Além do que, não tem novidade nenhuma. A esquerda já acreditava que havia esse consentimento dos líderes militares, só não tinha provas. Continua sem tê-las. Até o histórico descrédito da esquerda com as informações da “manipuladora” CIA foi ignorado.
Um dos livros mais cultuados pela esquerda revolucionária da época, e eventualmente até hoje, o Manual do Guerrilheiro Urbano, escreve lá: “Execução é matar um espião norte-americano, um agente da ditadura, um torturador da policia, ou uma personalidade fascista no governo que está envolvido em crimes e perseguições contra os patriotas, ou de um “dedo duro”, informante, agente policial, um provocador da policia”. Mas tais palavras vindo da esquerda não chocam os esquerdistas.
Querem acabar com a lei a anistia? OK, muitos concordamos. Mas a será que a esquerda vai querer também que seus crimes sejam julgados?

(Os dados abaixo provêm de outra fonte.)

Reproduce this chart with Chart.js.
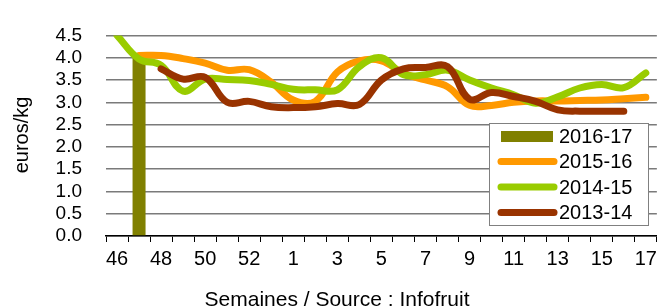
<!DOCTYPE html>
<html><head><meta charset="utf-8">
<script src="https://cdn.jsdelivr.net/npm/chart.js@4.4.1/dist/chart.umd.min.js"></script>
<style>html,body{margin:0;padding:0;background:#fff;overflow:hidden}#wrap{width:662px;height:306px;position:relative}</style>
</head><body><div id="wrap"><canvas id="c" width="662" height="306"></canvas></div>
<script>
// Categories: weeks (46..53, then 1..17)
const weeks = ['46','47','48','49','50','51','52','53','1','2','3','4','5','6','7','8','9','10','11','12','13','14','15','16','17'];
// Weeks whose label is displayed on the x axis
const shownWeeks = ['46','48','50','52','1','3','5','7','9','11','13','15','17'];
// Y tick values
const yTicks = [0,0.5,1,1.5,2,2.5,3,3.5,4,4.5];

const labels = ['2016-17','2015-16','2014-15','2013-14'];

const s2016_17 = [null,4.0,null,null,null,null,null,null,null,null,null,null,null,null,null,null,null,null,null,null,null,null,null,null,null];
const s2015_16 = [null,4.05,4.05,3.98,3.88,3.72,3.73,3.45,3.05,3.02,3.68,3.93,3.93,3.65,3.5,3.35,2.93,2.93,3.0,3.03,3.03,3.04,3.05,3.08,3.11];
const s2014_15 = [4.5,3.97,3.83,3.25,3.52,3.51,3.49,3.4,3.29,3.28,3.28,3.8,4.0,3.62,3.62,3.72,3.5,3.32,3.17,2.98,3.12,3.32,3.4,3.33,3.66];
const s2013_14 = [null,null,3.75,3.52,3.56,3.0,3.02,2.9,2.88,2.9,2.97,2.95,3.5,3.75,3.78,3.8,3.07,3.22,3.13,3.02,2.83,2.8,2.8,2.8,null];

const colors = ['#808000','#FF9900','#99CC00','#993300'];
const FONT = '"Liberation Sans", Arial, sans-serif';

const overlay = {
  id: 'overlay',
  afterDraw(chart) {
    const ctx = chart.ctx;
    ctx.save();
    // Axis titles
    ctx.fillStyle = '#000';
    ctx.font = '21px ' + FONT;
    ctx.textAlign = 'center';
    ctx.textBaseline = 'alphabetic';
    ctx.fillText('Semaines / Source : Infofruit', 337, 306);
    ctx.save();
    ctx.translate(28, 135);
    ctx.rotate(-Math.PI/2);
    ctx.font = '20px ' + FONT;
    ctx.fillText('euros/kg', 0, 0);
    ctx.restore();
    // Legend
    const bx = 489, by = 123, bw = 159, bh = 102;
    ctx.fillStyle = '#fff';
    ctx.fillRect(bx, by, bw, bh);
    ctx.strokeStyle = '#808080';
    ctx.lineWidth = 1;
    ctx.strokeRect(bx + 0.5, by + 0.5, bw, bh);
    const rows = [136.5, 161.5, 187, 212.5];
    chart.data.datasets.forEach((ds, i) => {
      const y = rows[i];
      if (i === 0) {
        ctx.fillStyle = ds.backgroundColor;
        ctx.fillRect(501, y - 5.5, 52, 11);
      } else {
        ctx.strokeStyle = ds.borderColor;
        ctx.lineWidth = 7;
        ctx.lineCap = 'round';
        ctx.beginPath();
        ctx.moveTo(501, y);
        ctx.lineTo(554, y);
        ctx.stroke();
      }
      ctx.fillStyle = '#000';
      ctx.font = '20px ' + FONT;
      ctx.textAlign = 'left';
      ctx.textBaseline = 'middle';
      ctx.fillText(ds.label, 559, y + 1);
    });
    ctx.restore();
  }
};

const lineDs = (label, data, color, order) => ({
  type: 'line', label, data, borderColor: color, backgroundColor: color,
  borderWidth: 7, pointRadius: 0, pointHoverRadius: 0, tension: 0.4,
  borderCapStyle: 'round', borderJoinStyle: 'round', fill: false, order
});

new Chart(document.getElementById('c'), {
  type: 'bar',
  data: {
    labels: weeks,
    datasets: [
      { type: 'bar', label: labels[0], data: s2016_17, backgroundColor: colors[0],
        barPercentage: 0.59, categoryPercentage: 1, order: 3 },
      lineDs(labels[1], s2015_16, colors[1], 2),
      lineDs(labels[2], s2014_15, colors[2], 1),
      lineDs(labels[3], s2013_14, colors[3], 0)
    ]
  },
  options: {
    responsive: false,
    animation: false,
    layout: { padding: { top: 22, right: 2, left: 0, bottom: 0 } },
    plugins: { legend: { display: false }, tooltip: { enabled: false }, title: { display: false } },
    scales: {
      x: {
        offset: true,
        grid: { display: true, offset: true, drawOnChartArea: false, drawTicks: true, tickLength: 6, color: '#000', lineWidth: 1 },
        border: { display: true, color: '#000', width: 1.5 },
        ticks: {
          autoSkip: false, maxRotation: 0, minRotation: 0, padding: 5, color: '#000',
          font: { family: FONT, size: 20 },
          callback: (v, i) => shownWeeks.includes(weeks[i]) ? weeks[i] : ''
        },
        afterFit: (s) => { s.height = 70; }
      },
      y: {
        min: 0, max: 4.5,
        afterBuildTicks: (s) => { s.ticks = yTicks.map(v => ({ value: v })); },
        grid: { color: '#7a7a7a', lineWidth: 1.5, drawTicks: false },
        border: { display: false },
        ticks: {
          autoSkip: false, padding: 24, color: '#000',
          font: { family: FONT, size: 19 },
          callback: (v) => Number(v).toFixed(1)
        },
        afterFit: (s) => { s.width = 106; }
      }
    }
  },
  plugins: [overlay]
});
</script>
</body></html>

Vão terminar de prender todos os esquerdistas que ainda estão soltos.
Caro Antônio, de fato, tudo muito estranho, inclusive o governo militar aceitar a ingerência de uma potência estrangeira, por meio de sua agência de espionagem, nos negócios brasileiros. A propósito, se a “esquerda” nunca confiou na CIA, a extrema-direita, pelo que vê, valeu-se de seus serviços.
Nada estranho. Você, bem informado que é, sabe do contexto mundial da guerra fria, onde havia uma polarização mundial, e nesse contexto, ou você está de um lado ou de outro, pois não se entra numa guerra sem apoios. Os EUA obviamente estavam preocupados com o avanço do comunismo, que tomou vários países europeus e asiáticos com ditaduras de esquerda, e fez alianças onde lhe era mais importante geopolicamente, que eram os seus países vizinhos.
“Sabe-se que os crimes de Estado já são bem conhecidos pela historiografia. Praticamente tudo decifrado, no que pese muitos desaparecidos persistirem, configurando uma tarefa a ser cumprida. O que permanece intocado são os crimes cometidos por organizações armadas para derrubar os militares e instalar outra forma de poder no Brasil, que estava bem longe da ideia do sistema que conhecemos como democracia parlamentar com liberdades individuais e livre expressão baseados em uma Constituição. Uma contabilidade extraoficial totaliza cerca de 119 pessoas assassinadas por esses grupos. Muitos deles, civis. De gerente de banco a cidadãos assassinados quando seus carros eram levados para, digamos, prestar serviços à causa. A Comissão da Verdade, instituição estatal montada para reparar e indenizar os crimes da ditadura, não viu esse lado da História. Pelo menos 19 pessoas foram assassinadas ainda antes do AI-5, o ato que escancarou a ditadura. Configurou-se assim uma escandalosa meia verdade. O ideal de civilização e democracia é que todos os crimes de todos os lados sejam devidamente investigados e revelados. Nem que seja pelo trabalho dos historiadores. Os crimes de um lado não podem ser tratados como brutais assassinatos sem que os do outro lado nem sequer sejam mencionados ou, o que é pior, vistos como aceitáveis consequências ou “efeitos colaterais da luta”. Na verdade, tanto um quanto os outros, são apenas crimes e, como tal, devem ser tratados. Não há heróis ou mocinhos nessa História.” F.C.
Você acabou de mencionar, Francisco Célio. Mas lembre-se, o Exército (o Estado), em nenhuma circunstância, nem sob qualquer justificativa, pode agir criminosamente, violando leis (no caso, vigentes durante a própria ditadura), pois assim, equipara-se àquilo que diz combater.